Anomeric effect cannot be explained by hyperconjugation alone
Computational analysis suggests that the anomeric effect arises from a combination of factors and is not limited to just hyperconjugation. Researchers say that this ‘curiosity-driven’ work reminds chemists that attributing the effect to one dominant cause oversimplifies a ‘fundamentally complex phenomenon’.
The anomeric effect helps chemists rationalise why substituents next to a heteroatom in a ring preferentially adopt an axial configuration, rather than the less sterically hindered equatorial orientation.
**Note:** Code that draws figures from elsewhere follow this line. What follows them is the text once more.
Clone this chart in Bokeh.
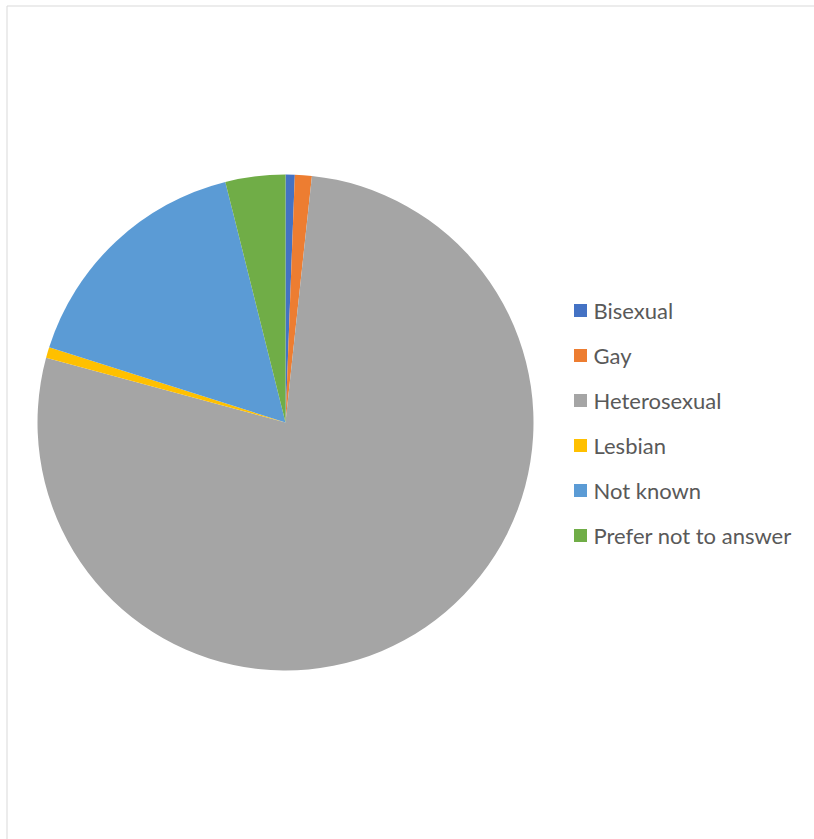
import math
from bokeh.plotting import figure
from bokeh.models import Range1d, ColumnDataSource
from bokeh.core.properties import value
from bokeh.embed import file_html
from bokeh.resources import INLINE

categories = ["Bisexual", "Gay", "Heterosexual", "Lesbian", "Not known", "Prefer not to answer"]
shares = [0.6, 1.1, 77.5, 0.7, 16.2, 3.9]
colors = ["#4472C4", "#ED7D31", "#A5A5A5", "#FFC000", "#5B9BD5", "#70AD47"]

W, H = 814, 839
p = figure(width=W, height=H, output_backend="svg", toolbar_location=None,
           x_range=Range1d(0, W), y_range=Range1d(H, 0),
           x_axis_location=None, y_axis_location=None, min_border=0,
           outline_line_color=None, background_fill_color="white")
p.grid.visible = False

# chart-area border
p.quad(left=[6.5], right=[W + 20], top=[5.5], bottom=[H + 20],
       fill_color=None, line_color="#D9D9D9", line_width=1)

# pie, clockwise on screen from 12 o'clock
total = sum(shares)
starts, ends = [], []
acc = 0.0
for s in shares:
    a0 = acc / total * 2 * math.pi
    acc += s
    a1 = acc / total * 2 * math.pi
    starts.append(math.pi / 2 - a1)
    ends.append(math.pi / 2 - a0)

cx, cy, r = 285, 422, 248
src = ColumnDataSource(dict(cat=categories, start=starts, end=ends, color=colors))
p.wedge(x=cx, y=cy, radius=r, start_angle="start", end_angle="end",
        direction="anticlock", fill_color="color", line_color=None, source=src)

# legend
ly0, pitch = 310, 45
ys = [ly0 + i * pitch for i in range(len(categories))]
lsrc = ColumnDataSource(dict(y=ys, cat=categories, color=colors))
p.rect(x=580, y="y", width=13, height=13, fill_color="color", line_color=None, source=lsrc)
p.text(x=593, y="y", text="cat", source=lsrc, text_font=value("Lato"),
       text_font_size="22px", text_color="#595959", text_baseline="middle", text_align="left")

open("out.html", "w").write(file_html(p, INLINE))
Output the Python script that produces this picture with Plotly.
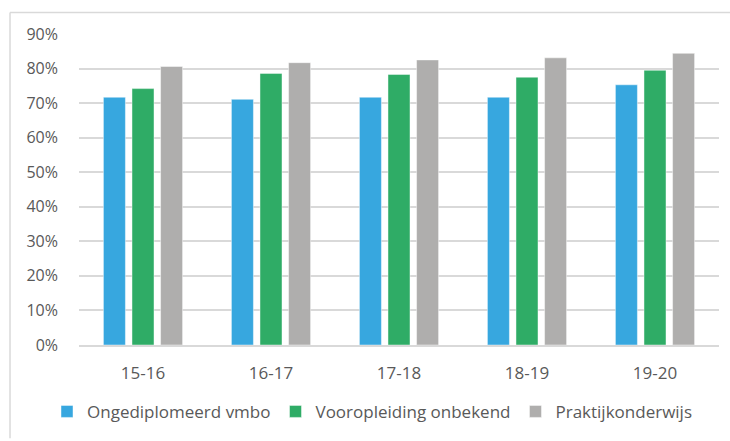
import plotly.graph_objects as go

years = ["15-16", "16-17", "17-18", "18-19", "19-20"]
ongediplomeerd_vmbo = [0.717, 0.711, 0.717, 0.717, 0.753]
vooropleiding_onbekend = [0.742, 0.786, 0.783, 0.775, 0.795]
praktijkonderwijs = [0.806, 0.817, 0.825, 0.831, 0.844]

series = [
    ("Ongediplomeerd vmbo", ongediplomeerd_vmbo, "#37A7DF"),
    ("Vooropleiding onbekend", vooropleiding_onbekend, "#2FAC66"),
    ("Praktijkonderwijs", praktijkonderwijs, "#AFAEAD"),
]

fig = go.Figure()
for name, vals, col in series:
    fig.add_trace(go.Bar(
        x=years, y=vals, name=name,
        marker=dict(color=col, line=dict(color="rgba(255,255,255,0.45)", width=1)),
    ))

yfont = dict(family="Open Sans", size=16, color="#595959")
xfont = dict(family="Open Sans", size=17, color="#595959")

fig.update_layout(
    width=730, height=441,
    margin=dict(l=79, r=11, t=34, b=90),
    paper_bgcolor="white", plot_bgcolor="white",
    barmode="group", bargap=0.33, bargroupgap=0.23,
    font=yfont,
    showlegend=True,
    legend=dict(orientation="h", x=-0.05, xanchor="left", y=-0.215, yanchor="middle",
                font=dict(family="Open Sans", size=17, color="#595959"),
                itemwidth=30, traceorder="normal"),
    xaxis=dict(showgrid=False, showline=True, linecolor="#D9D9D9", linewidth=1.5,
               ticks="", ticklabelstandoff=12, tickfont=xfont),
    yaxis=dict(range=[0, 0.9], dtick=0.1, tickformat=".0%", showgrid=True,
               gridcolor="#D9D9D9", gridwidth=1.5, zeroline=False, showline=False,
               ticks="", ticklabelstandoff=20, tickfont=yfont),
    shapes=[
        dict(type="line", xref="paper", yref="paper", x0=-0.1078, x1=1.1, y0=1.0694, y1=1.0694,
             line=dict(color="#D9D9D9", width=1.5)),
        dict(type="line", xref="paper", yref="paper", x0=-0.1078, x1=-0.1078, y0=1.0694, y1=-0.3,
             line=dict(color="#D9D9D9", width=1.5)),
    ],
)

fig.write_html("out.html", config={"displayModeBar": False},
               post_script="document.body.style.margin='0';document.body.style.overflow='hidden';")
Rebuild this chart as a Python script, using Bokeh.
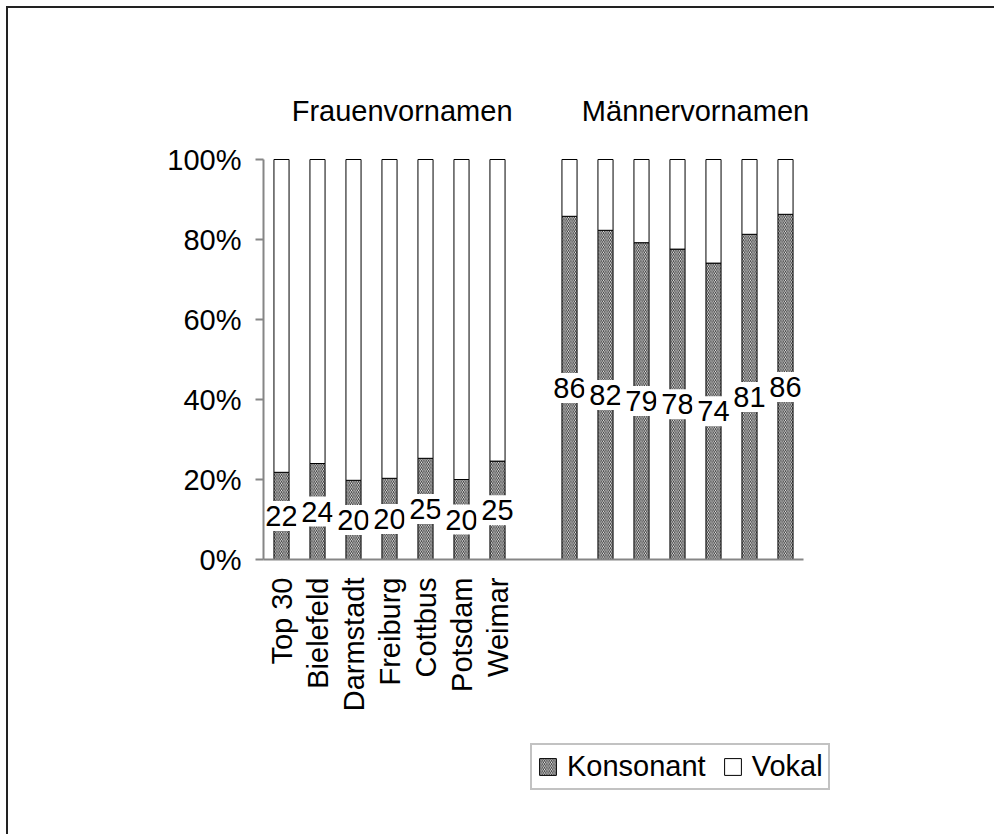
from bokeh.plotting import figure
from bokeh.models import (ColumnDataSource, FixedTicker, PrintfTickFormatter,
                          Label, Legend, LegendItem, Range1d, LinearAxis)
from bokeh.core.properties import value
from bokeh.embed import file_html
from bokeh.resources import INLINE
import math

# ---- data ----
cities = ["Top 30", "Bielefeld", "Darmstadt", "Freiburg", "Cottbus", "Potsdam", "Weimar"]
frauen_konsonant = [21.8, 24.0, 19.8, 20.3, 25.3, 20.0, 24.6]
maenner_konsonant = [85.8, 82.3, 79.2, 77.6, 74.1, 81.3, 86.3]
group_titles = ["Frauenvornamen", "Männervornamen"]
y_ticks = [0, 20, 40, 60, 80, 100]

FONT = "Liberation Sans"
FS = "29px"
GRAY = "#868686"

n = len(cities)
x_f = [i + 0.5 for i in range(n)]
x_m = [i + n + 1.5 for i in range(n)]
xs = x_f + x_m
kons = frauen_konsonant + maenner_konsonant
src = ColumnDataSource(dict(
    x=xs, kons=kons, top=[100] * len(xs), half=[k / 2 for k in kons],
    lab=[str(round(k)) for k in kons]))

W, H = 988, 828
PX_X, PX_Y = 36.0, 4.0          # pixels per data unit
X0, Y0 = 255, 551               # canvas position of data origin
p = figure(width=W, height=H, output_backend="svg", toolbar_location=None,
           x_range=Range1d(-X0 / PX_X, (W - X0) / PX_X),
           y_range=Range1d((Y0 - H) / PX_Y, Y0 / PX_Y),
           x_axis_location=None, y_axis_location=None,
           min_border=0,
           styles={"margin-left": "6px", "margin-top": "6px",
                   "border-left": "2px solid #222", "border-top": "2px solid #222"})
p.outline_line_color = None
p.grid.visible = False

r_k = p.vbar(x="x", bottom=0, top="kons", width=0.42, source=src,
             fill_color="white", line_color="black", line_width=1,
             hatch_pattern="\\", hatch_color="#222222", hatch_scale=3.5,
             hatch_weight=0.9)
r_v = p.vbar(x="x", bottom="kons", top="top", width=0.42, source=src,
             fill_color="white", line_color="black", line_width=1)

p.text(x="x", y="half", text="lab", source=src, text_align="center",
       text_baseline="middle", text_font=value(FONT), text_font_size=FS,
       text_color="black", background_fill_color="white", padding=5)

# axes
ya = LinearAxis(fixed_location=0, bounds=(0, 100))
ya.ticker = FixedTicker(ticks=y_ticks)
ya.formatter = PrintfTickFormatter(format="%d%%")
ya.major_label_text_font = FONT
ya.major_label_text_font_size = FS
ya.major_label_text_color = "black"
ya.axis_line_color = GRAY
ya.axis_line_width = 2
ya.major_tick_line_color = GRAY
ya.major_tick_line_width = 2
ya.major_tick_out = 8
ya.major_tick_in = 0
ya.minor_tick_line_color = None
ya.major_label_standoff = 14
p.add_layout(ya, "left")

xa = LinearAxis(fixed_location=0, bounds=(0, 2 * n + 1))
xa.ticker = FixedTicker(ticks=x_f)
xa.major_label_overrides = {x: c for x, c in zip(x_f, cities)}
xa.major_label_orientation = math.pi / 2
xa.major_label_text_font = FONT
xa.major_label_text_font_size = FS
xa.major_label_text_color = "black"
xa.axis_line_color = GRAY
xa.axis_line_width = 2
xa.major_tick_line_color = None
xa.major_tick_out = 0
xa.minor_tick_line_color = None
xa.major_label_standoff = 18
p.add_layout(xa, "below")

# group titles
for tx, t in zip([3.85, 12.0], group_titles):
    p.add_layout(Label(x=tx, y=112.2, text=t, text_align="center",
                       text_baseline="middle", text_font=FONT,
                       text_font_size=FS, text_color="black"))

legend = Legend(items=[LegendItem(label="Konsonant", renderers=[r_k]),
                       LegendItem(label="Vokal", renderers=[r_v])],
                orientation="horizontal", location=(522, 46),
                label_text_font=FONT, label_text_font_size=FS,
                label_text_color="black",
                glyph_width=21, glyph_height=21, label_standoff=9, spacing=16,
                padding=5, margin=0, border_line_color=GRAY, border_line_width=2,
                background_fill_alpha=1)
p.add_layout(legend, "center")

open("out.html", "w").write(file_html(p, INLINE))
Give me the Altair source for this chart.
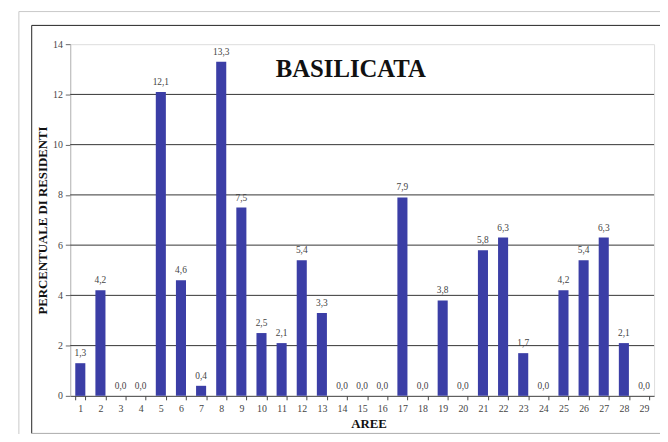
import altair as alt
import pandas as pd

aree = [str(i) for i in range(1, 30)]
valori = [1.3, 4.2, 0.0, 0.0, 12.1, 4.6, 0.4, 13.3, 7.5, 2.5, 2.1, 5.4, 3.3, 0.0, 0.0,
          0.0, 7.9, 0.0, 3.8, 0.0, 5.8, 6.3, 1.7, 0.0, 4.2, 5.4, 6.3, 2.1, 0.0]
griglia = [2, 4, 6, 8, 10, 12]
y_ticks = [0, 2, 4, 6, 8, 10, 12, 14]

df = pd.DataFrame({
    "area": aree,
    "valore": valori,
    "etichetta": [f"{v:.1f}".replace(".", ",") for v in valori],
})
grid_df = pd.DataFrame({"g": griglia})

FONT = "Liberation Serif, Times New Roman, serif"
W, H = 591, 356
one = pd.DataFrame({"k": [0]})

xenc = alt.X("area:N", sort=aree, title="AREE",
             scale=alt.Scale(paddingInner=0.5, paddingOuter=0.25),
             axis=alt.Axis(labelAngle=0, labelFont=FONT, labelFontSize=10, labelColor="#444",
                           domainColor="#444", tickColor="#444", tickSize=4, tickBand="extent",
                           labelPadding=4, titleFont=FONT, titleFontSize=13, titleFontWeight="bold",
                           titleColor="#111", titlePadding=4, titleX=302, grid=False))
yscale = alt.Scale(domain=[0, 14], nice=False)

outer = alt.Chart(one).mark_rect(fill=None, stroke="#c8c8c8", strokeWidth=1).encode(
    x=alt.value(-52), x2=alt.value(640), y=alt.value(-33), y2=alt.value(420)
)
inner_top = alt.Chart(one).mark_rule(color="#222", strokeWidth=1).encode(
    x=alt.value(-39), x2=alt.value(640), y=alt.value(-19)
)
inner_left = alt.Chart(one).mark_rule(color="#222", strokeWidth=1).encode(
    x=alt.value(-39), y=alt.value(-19), y2=alt.value(394)
)
inner_bottom = alt.Chart(one).mark_rule(color="#aaa", strokeWidth=1).encode(
    x=alt.value(-39), x2=alt.value(640), y=alt.value(394)
)

grid = alt.Chart(grid_df).mark_rule(color="#333", strokeWidth=1).encode(
    y=alt.Y("g:Q", scale=yscale)
)

bars = alt.Chart(df).mark_bar(color="#3b3ea6").encode(
    x=xenc,
    y=alt.Y("valore:Q", scale=yscale, title="PERCENTUALE DI RESIDENTI",
            axis=alt.Axis(values=y_ticks, grid=False, labelFont=FONT, labelFontSize=10,
                          labelColor="#444", domainColor="#bbb", tickColor="#666", tickSize=5,
                          labelPadding=3, titleFont=FONT, titleFontSize=13, titleFontWeight="bold",
                          titleColor="#111", titlePadding=3)),
)

labels = alt.Chart(df).mark_text(font=FONT, fontSize=9.5, color="#444", dy=-10).encode(
    x=alt.X("area:N", sort=aree),
    y=alt.Y("valore:Q", scale=yscale),
    text="etichetta:N",
)

title = alt.Chart(pd.DataFrame({"t": ["BASILICATA"]})).mark_text(
    font=FONT, fontSize=25, fontWeight="bold", color="#111"
).encode(x=alt.value(284), y=alt.value(25), text="t:N")

chart = alt.layer(outer, inner_top, inner_left, inner_bottom, grid, bars, labels, title).properties(
    width=W, height=H,
    autosize=alt.AutoSizeParams(type="none"),
    padding={"left": 63, "top": 34, "right": 6, "bottom": 36},
).configure_view(stroke="#c8c8c8", strokeWidth=1).configure(background="white")

chart.save("out.html", embed_options={"renderer": "svg", "actions": False})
Hyperconjugation of a heteroatom’s lone pair of electrons into the anti-bonding orbital of an adjacent substituent is a common explanation for this effect.
However, previous studies suggest that other factors such as stereoelectronics and solvent interactions also play a part.1 Researchers at Florida State University in the US have now tried to quantify the influence of such factors.2
To do this, the team computationally analysed 49 monosubstituted tetrahydropyrans – rings with five carbon atoms and one oxygen atom – across a range of parameters, modelling steric, electrostatic and stereoelectronic factors. Substituents included alkyl chains, aromatic and heteroatomic rings, peroxides, halogen atoms and alcohols. ‘We used a relatively broad set of molecules so that there’s no way that it would be possible to describe the molecules’ configurations by only one factor,’ explains Igor Alabugin, who led the study.
The team related the strength of the anomeric effect in a molecule to the energy difference between the axial and equatorial conformers and modelled the molecules across three environments: water, toluene and in the gas phase.
Then, the team correlated the energy differences of all 49 molecules with various parameters. Several statistically significant factors were found that influence the anomeric effect.
Hyperconjugation emerged as a dominant factor, as expected. Changes between conformers in overall molecular surface area and differences in orbital hybridisation at the anomeric carbon were also significant, while the substituent’s steric bulk had little effect on a molecule’s conformation. The researchers also found that electrostatic effects that favour the axial configuration became increasingly important in polar solvents such as water. Alabugin says that there’s a balance between all these factors and explains that ‘molecules find a way to minimise their overall energy using everything possible’.
Rodrigo Cormanich at the State University of Campinas in Brazil thinks this work helps ‘to remove bias from a debate that has lasted for decades and replace it with a quantitative way of thinking’. ‘Instead of asking whether the anomeric effect is “hyperconjugation” or “electrostatics” or falling back on sterics when nothing else is obvious, the authors [of the study] treat conformational preference as the combined outcome of several contributors.’
However, Yirong Mo at the University of North Carolina at Greensboro explains that the choice of computational model may exaggerate whether, for example, hyperconjugation or stereoelectronics are dominant. He suggests that analysing substituted cyclohexane rings – without an oxygen atom – alongside those studied by Alabugin and his team may allow for a more direct comparison.
As computational descriptions of molecules more faithfully reflect the real world, Cormanich thinks that chemists will undoubtedly still use models like hyperconjugation to explain chemical observations, as they are ‘simple, usable and explanatory at the human scale’.